A shrinking labour force can weaken manufacturing strength and innovation capacity, while a rising share of older citizens increases the dependency ratio. The article also flags pressure on pension and healthcare systems, implying higher fiscal stress and tougher trade-offs in welfare provisioning.
What is the ‘case against alarm’ in the article, and what conditions does it place on successful adaptation?
Optimists argue that labour scarcity can raise wages and push China toward higher-value manufacturing and services, while greater women’s workforce participation could partially offset workforce gaps. However, the article stresses that such gains depend on structural reforms—especially stronger social security systems and meaningful reduction of gender-disparity barriers.
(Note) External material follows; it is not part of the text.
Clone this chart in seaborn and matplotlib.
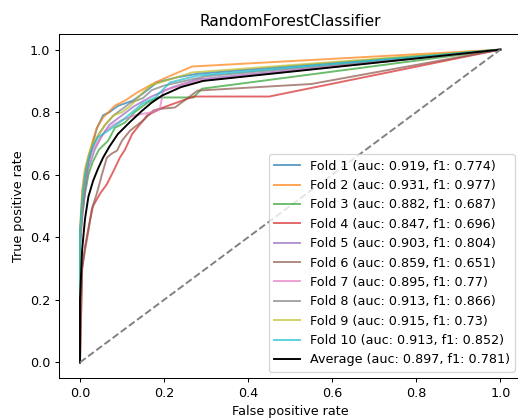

What strategic opportunities and risks does the article identify for India in the context of China’s demographic slowdown?
India’s near-replacement fertility and a large working-age population could attract supply chains diversifying away from an aging China, especially as China faces rising wages and labour shortages. But the article warns that India’s demographic dividend is conditional on investments in education, healthcare and employment-generation, with SDG 2030 as a guiding framework.